-- Items from a dataset --
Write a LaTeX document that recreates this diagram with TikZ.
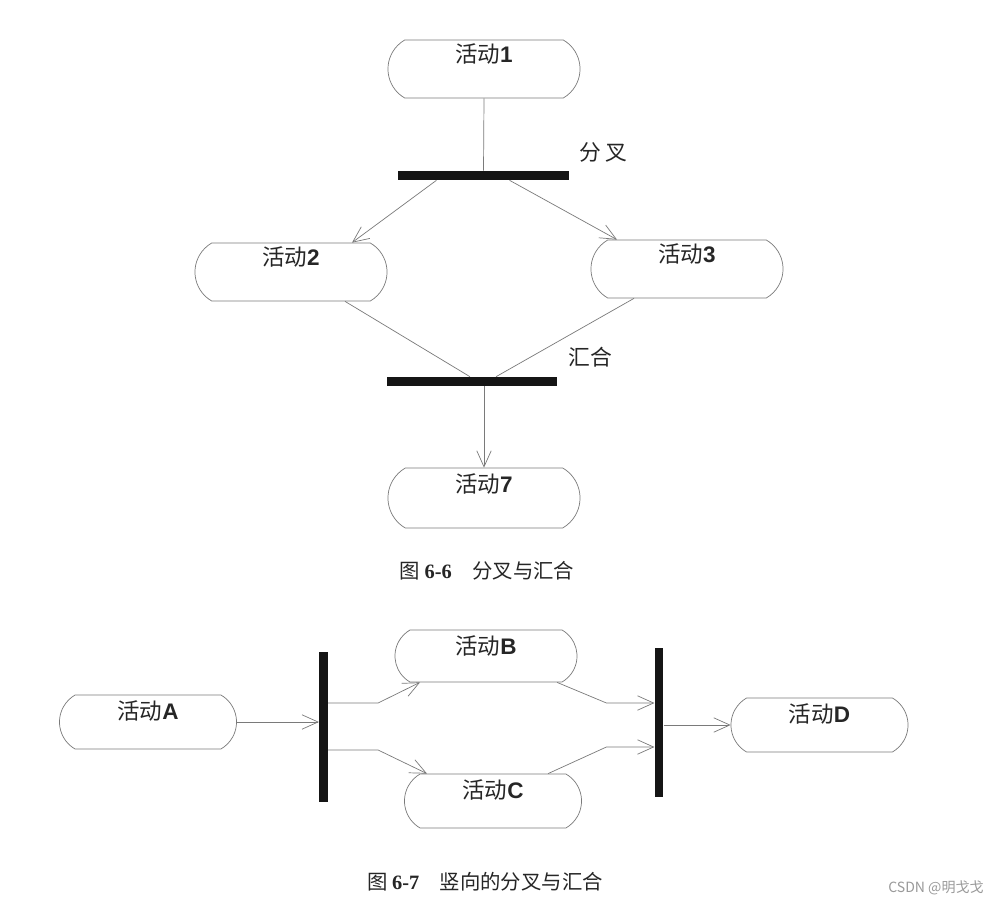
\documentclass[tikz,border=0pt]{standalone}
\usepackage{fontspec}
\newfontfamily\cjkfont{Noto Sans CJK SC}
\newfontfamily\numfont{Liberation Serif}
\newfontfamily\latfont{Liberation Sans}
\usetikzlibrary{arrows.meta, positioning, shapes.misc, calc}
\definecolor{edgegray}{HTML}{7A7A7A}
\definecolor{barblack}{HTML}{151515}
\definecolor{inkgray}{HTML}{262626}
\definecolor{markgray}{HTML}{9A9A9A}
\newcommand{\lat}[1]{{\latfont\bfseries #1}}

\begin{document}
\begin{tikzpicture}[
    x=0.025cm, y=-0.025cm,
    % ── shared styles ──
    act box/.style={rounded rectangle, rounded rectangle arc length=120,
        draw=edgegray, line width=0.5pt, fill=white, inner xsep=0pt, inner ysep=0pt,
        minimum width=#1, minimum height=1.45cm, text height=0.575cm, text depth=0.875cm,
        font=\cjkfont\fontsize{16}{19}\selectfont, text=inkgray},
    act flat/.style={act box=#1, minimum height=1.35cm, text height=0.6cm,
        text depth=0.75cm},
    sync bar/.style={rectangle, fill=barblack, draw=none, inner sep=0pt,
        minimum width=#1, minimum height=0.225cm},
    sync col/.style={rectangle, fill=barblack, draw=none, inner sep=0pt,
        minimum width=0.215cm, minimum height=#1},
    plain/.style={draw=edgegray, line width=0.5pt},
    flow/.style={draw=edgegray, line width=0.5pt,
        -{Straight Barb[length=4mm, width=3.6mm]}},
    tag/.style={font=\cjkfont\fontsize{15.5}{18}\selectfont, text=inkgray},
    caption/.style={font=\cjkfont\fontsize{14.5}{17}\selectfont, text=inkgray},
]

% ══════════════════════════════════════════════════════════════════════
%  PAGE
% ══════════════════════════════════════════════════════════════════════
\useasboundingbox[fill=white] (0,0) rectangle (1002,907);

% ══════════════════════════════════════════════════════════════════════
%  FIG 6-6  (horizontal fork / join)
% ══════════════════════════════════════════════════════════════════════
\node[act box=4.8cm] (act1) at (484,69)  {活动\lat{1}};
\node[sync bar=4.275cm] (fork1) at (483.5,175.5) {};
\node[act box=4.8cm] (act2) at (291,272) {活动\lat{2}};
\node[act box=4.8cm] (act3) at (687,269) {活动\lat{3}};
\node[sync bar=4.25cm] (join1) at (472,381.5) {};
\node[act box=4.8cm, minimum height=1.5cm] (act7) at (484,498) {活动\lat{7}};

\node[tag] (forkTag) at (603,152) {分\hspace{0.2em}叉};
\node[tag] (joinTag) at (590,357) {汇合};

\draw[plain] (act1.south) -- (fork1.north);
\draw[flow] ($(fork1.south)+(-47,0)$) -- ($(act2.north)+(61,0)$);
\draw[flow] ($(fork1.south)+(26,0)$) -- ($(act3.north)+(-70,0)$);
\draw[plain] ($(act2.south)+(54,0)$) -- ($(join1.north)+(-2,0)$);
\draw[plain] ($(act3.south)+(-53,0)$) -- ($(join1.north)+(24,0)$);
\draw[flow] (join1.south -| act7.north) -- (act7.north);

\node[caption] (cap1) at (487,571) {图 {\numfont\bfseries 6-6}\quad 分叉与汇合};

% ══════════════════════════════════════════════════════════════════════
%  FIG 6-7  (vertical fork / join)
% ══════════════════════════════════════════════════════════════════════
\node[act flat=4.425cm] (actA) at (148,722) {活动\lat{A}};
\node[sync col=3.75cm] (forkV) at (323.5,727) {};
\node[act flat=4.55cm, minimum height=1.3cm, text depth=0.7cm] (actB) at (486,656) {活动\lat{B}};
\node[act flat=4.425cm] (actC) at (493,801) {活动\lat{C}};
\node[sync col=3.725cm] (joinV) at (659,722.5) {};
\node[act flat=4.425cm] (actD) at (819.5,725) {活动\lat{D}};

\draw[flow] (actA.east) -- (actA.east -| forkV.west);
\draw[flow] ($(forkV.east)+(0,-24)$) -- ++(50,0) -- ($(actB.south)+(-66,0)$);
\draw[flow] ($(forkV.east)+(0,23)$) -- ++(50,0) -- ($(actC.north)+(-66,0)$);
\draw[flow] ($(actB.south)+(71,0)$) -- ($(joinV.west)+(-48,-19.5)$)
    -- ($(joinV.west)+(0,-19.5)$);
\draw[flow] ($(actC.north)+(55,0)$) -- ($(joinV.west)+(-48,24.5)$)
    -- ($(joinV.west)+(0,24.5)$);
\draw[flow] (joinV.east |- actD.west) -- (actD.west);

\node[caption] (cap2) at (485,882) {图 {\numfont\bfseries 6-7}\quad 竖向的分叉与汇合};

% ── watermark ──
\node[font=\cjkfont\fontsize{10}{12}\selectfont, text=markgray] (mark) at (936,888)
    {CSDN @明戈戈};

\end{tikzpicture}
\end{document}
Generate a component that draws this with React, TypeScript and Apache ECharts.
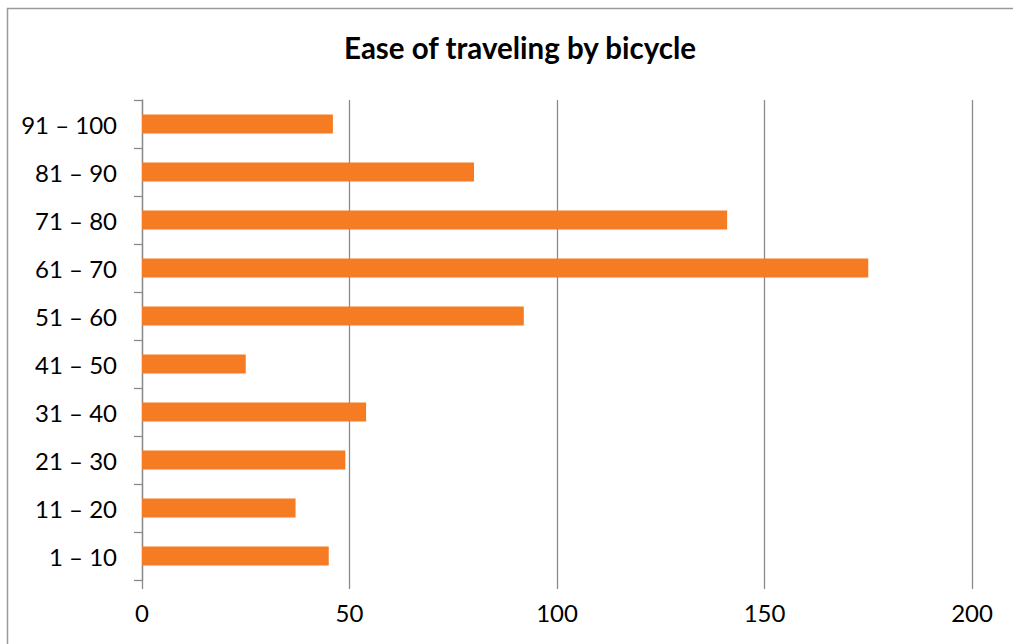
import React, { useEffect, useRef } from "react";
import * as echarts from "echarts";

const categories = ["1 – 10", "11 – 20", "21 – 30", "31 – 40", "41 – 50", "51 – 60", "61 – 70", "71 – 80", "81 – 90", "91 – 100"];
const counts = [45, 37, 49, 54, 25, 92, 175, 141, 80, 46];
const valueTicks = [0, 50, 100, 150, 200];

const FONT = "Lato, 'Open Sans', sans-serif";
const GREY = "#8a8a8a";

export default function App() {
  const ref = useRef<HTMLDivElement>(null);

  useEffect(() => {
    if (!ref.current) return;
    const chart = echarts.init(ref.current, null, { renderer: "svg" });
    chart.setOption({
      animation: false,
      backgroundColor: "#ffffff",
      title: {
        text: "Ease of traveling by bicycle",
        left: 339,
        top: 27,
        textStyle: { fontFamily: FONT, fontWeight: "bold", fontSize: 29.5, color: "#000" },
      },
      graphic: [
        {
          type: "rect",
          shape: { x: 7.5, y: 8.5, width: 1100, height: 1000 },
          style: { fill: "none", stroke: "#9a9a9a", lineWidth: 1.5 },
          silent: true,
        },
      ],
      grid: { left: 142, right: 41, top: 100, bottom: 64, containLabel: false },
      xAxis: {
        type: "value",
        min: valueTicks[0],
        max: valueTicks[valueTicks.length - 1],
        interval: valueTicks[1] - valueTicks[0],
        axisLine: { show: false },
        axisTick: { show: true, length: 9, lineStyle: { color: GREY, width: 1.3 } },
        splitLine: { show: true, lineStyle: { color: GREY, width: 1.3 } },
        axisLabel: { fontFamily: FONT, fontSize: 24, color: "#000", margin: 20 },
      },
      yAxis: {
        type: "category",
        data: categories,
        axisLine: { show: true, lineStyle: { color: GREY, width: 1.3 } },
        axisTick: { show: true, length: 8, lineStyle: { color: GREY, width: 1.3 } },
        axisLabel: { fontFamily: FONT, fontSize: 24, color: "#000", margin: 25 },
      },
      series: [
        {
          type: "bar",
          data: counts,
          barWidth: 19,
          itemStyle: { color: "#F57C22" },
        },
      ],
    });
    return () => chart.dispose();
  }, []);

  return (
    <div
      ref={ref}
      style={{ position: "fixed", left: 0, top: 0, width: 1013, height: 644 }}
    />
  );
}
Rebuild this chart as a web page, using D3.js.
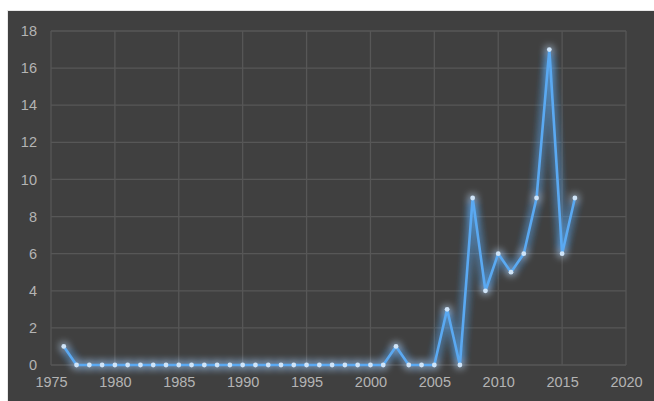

-- Written request --
Write out the entries above word for word. Do not include the pictures.

-- Output of the exercise --
Write a LaTeX document that recreates this diagram with TikZ.
\documentclass[tikz,border=0pt]{standalone}
\usepackage{fontspec}
\newfontfamily\cjkfont{Noto Sans CJK SC}
\newfontfamily\numfont{Liberation Serif}
\newfontfamily\latfont{Liberation Sans}
\usetikzlibrary{arrows.meta, positioning, shapes.misc, calc}
\definecolor{edgegray}{HTML}{7A7A7A}
\definecolor{barblack}{HTML}{151515}
\definecolor{inkgray}{HTML}{262626}
\definecolor{markgray}{HTML}{9A9A9A}
\newcommand{\lat}[1]{{\latfont\bfseries #1}}

\begin{document}
\begin{tikzpicture}[
    x=0.025cm, y=-0.025cm,
    % ── shared styles ──
    act box/.style={rounded rectangle, rounded rectangle arc length=120,
        draw=edgegray, line width=0.5pt, fill=white, inner xsep=0pt, inner ysep=0pt,
        minimum width=#1, minimum height=1.45cm, text height=0.575cm, text depth=0.875cm,
        font=\cjkfont\fontsize{16}{19}\selectfont, text=inkgray},
    act flat/.style={act box=#1, minimum height=1.35cm, text height=0.6cm,
        text depth=0.75cm},
    sync bar/.style={rectangle, fill=barblack, draw=none, inner sep=0pt,
        minimum width=#1, minimum height=0.225cm},
    sync col/.style={rectangle, fill=barblack, draw=none, inner sep=0pt,
        minimum width=0.215cm, minimum height=#1},
    plain/.style={draw=edgegray, line width=0.5pt},
    flow/.style={draw=edgegray, line width=0.5pt,
        -{Straight Barb[length=4mm, width=3.6mm]}},
    tag/.style={font=\cjkfont\fontsize{15.5}{18}\selectfont, text=inkgray},
    caption/.style={font=\cjkfont\fontsize{14.5}{17}\selectfont, text=inkgray},
]

% ══════════════════════════════════════════════════════════════════════
%  PAGE
% ══════════════════════════════════════════════════════════════════════
\useasboundingbox[fill=white] (0,0) rectangle (1002,907);

% ══════════════════════════════════════════════════════════════════════
%  FIG 6-6  (horizontal fork / join)
% ══════════════════════════════════════════════════════════════════════
\node[act box=4.8cm] (act1) at (484,69)  {活动\lat{1}};
\node[sync bar=4.275cm] (fork1) at (483.5,175.5) {};
\node[act box=4.8cm] (act2) at (291,272) {活动\lat{2}};
\node[act box=4.8cm] (act3) at (687,269) {活动\lat{3}};
\node[sync bar=4.25cm] (join1) at (472,381.5) {};
\node[act box=4.8cm, minimum height=1.5cm] (act7) at (484,498) {活动\lat{7}};

\node[tag] (forkTag) at (603,152) {分\hspace{0.2em}叉};
\node[tag] (joinTag) at (590,357) {汇合};

\draw[plain] (act1.south) -- (fork1.north);
\draw[flow] ($(fork1.south)+(-47,0)$) -- ($(act2.north)+(61,0)$);
\draw[flow] ($(fork1.south)+(26,0)$) -- ($(act3.north)+(-70,0)$);
\draw[plain] ($(act2.south)+(54,0)$) -- ($(join1.north)+(-2,0)$);
\draw[plain] ($(act3.south)+(-53,0)$) -- ($(join1.north)+(24,0)$);
\draw[flow] (join1.south -| act7.north) -- (act7.north);

\node[caption] (cap1) at (487,571) {图 {\numfont\bfseries 6-6}\quad 分叉与汇合};

% ══════════════════════════════════════════════════════════════════════
%  FIG 6-7  (vertical fork / join)
% ══════════════════════════════════════════════════════════════════════
\node[act flat=4.425cm] (actA) at (148,722) {活动\lat{A}};
\node[sync col=3.75cm] (forkV) at (323.5,727) {};
\node[act flat=4.55cm, minimum height=1.3cm, text depth=0.7cm] (actB) at (486,656) {活动\lat{B}};
\node[act flat=4.425cm] (actC) at (493,801) {活动\lat{C}};
\node[sync col=3.725cm] (joinV) at (659,722.5) {};
\node[act flat=4.425cm] (actD) at (819.5,725) {活动\lat{D}};

\draw[flow] (actA.east) -- (actA.east -| forkV.west);
\draw[flow] ($(forkV.east)+(0,-24)$) -- ++(50,0) -- ($(actB.south)+(-66,0)$);
\draw[flow] ($(forkV.east)+(0,23)$) -- ++(50,0) -- ($(actC.north)+(-66,0)$);
\draw[flow] ($(actB.south)+(71,0)$) -- ($(joinV.west)+(-48,-19.5)$)
    -- ($(joinV.west)+(0,-19.5)$);
\draw[flow] ($(actC.north)+(55,0)$) -- ($(joinV.west)+(-48,24.5)$)
    -- ($(joinV.west)+(0,24.5)$);
\draw[flow] (joinV.east |- actD.west) -- (actD.west);

\node[caption] (cap2) at (485,882) {图 {\numfont\bfseries 6-7}\quad 竖向的分叉与汇合};

% ── watermark ──
\node[font=\cjkfont\fontsize{10}{12}\selectfont, text=markgray] (mark) at (936,888)
    {CSDN @明戈戈};

\end{tikzpicture}
\end{document}
Generate a component that draws this with React, TypeScript and Apache ECharts.
import React, { useEffect, useRef } from "react";
import * as echarts from "echarts";

const categories = ["1 – 10", "11 – 20", "21 – 30", "31 – 40", "41 – 50", "51 – 60", "61 – 70", "71 – 80", "81 – 90", "91 – 100"];
const counts = [45, 37, 49, 54, 25, 92, 175, 141, 80, 46];
const valueTicks = [0, 50, 100, 150, 200];

const FONT = "Lato, 'Open Sans', sans-serif";
const GREY = "#8a8a8a";

export default function App() {
  const ref = useRef<HTMLDivElement>(null);

  useEffect(() => {
    if (!ref.current) return;
    const chart = echarts.init(ref.current, null, { renderer: "svg" });
    chart.setOption({
      animation: false,
      backgroundColor: "#ffffff",
      title: {
        text: "Ease of traveling by bicycle",
        left: 339,
        top: 27,
        textStyle: { fontFamily: FONT, fontWeight: "bold", fontSize: 29.5, color: "#000" },
      },
      graphic: [
        {
          type: "rect",
          shape: { x: 7.5, y: 8.5, width: 1100, height: 1000 },
          style: { fill: "none", stroke: "#9a9a9a", lineWidth: 1.5 },
          silent: true,
        },
      ],
      grid: { left: 142, right: 41, top: 100, bottom: 64, containLabel: false },
      xAxis: {
        type: "value",
        min: valueTicks[0],
        max: valueTicks[valueTicks.length - 1],
        interval: valueTicks[1] - valueTicks[0],
        axisLine: { show: false },
        axisTick: { show: true, length: 9, lineStyle: { color: GREY, width: 1.3 } },
        splitLine: { show: true, lineStyle: { color: GREY, width: 1.3 } },
        axisLabel: { fontFamily: FONT, fontSize: 24, color: "#000", margin: 20 },
      },
      yAxis: {
        type: "category",
        data: categories,
        axisLine: { show: true, lineStyle: { color: GREY, width: 1.3 } },
        axisTick: { show: true, length: 8, lineStyle: { color: GREY, width: 1.3 } },
        axisLabel: { fontFamily: FONT, fontSize: 24, color: "#000", margin: 25 },
      },
      series: [
        {
          type: "bar",
          data: counts,
          barWidth: 19,
          itemStyle: { color: "#F57C22" },
        },
      ],
    });
    return () => chart.dispose();
  }, []);

  return (
    <div
      ref={ref}
      style={{ position: "fixed", left: 0, top: 0, width: 1013, height: 644 }}
    />
  );
}
Rebuild this chart as a web page, using D3.js.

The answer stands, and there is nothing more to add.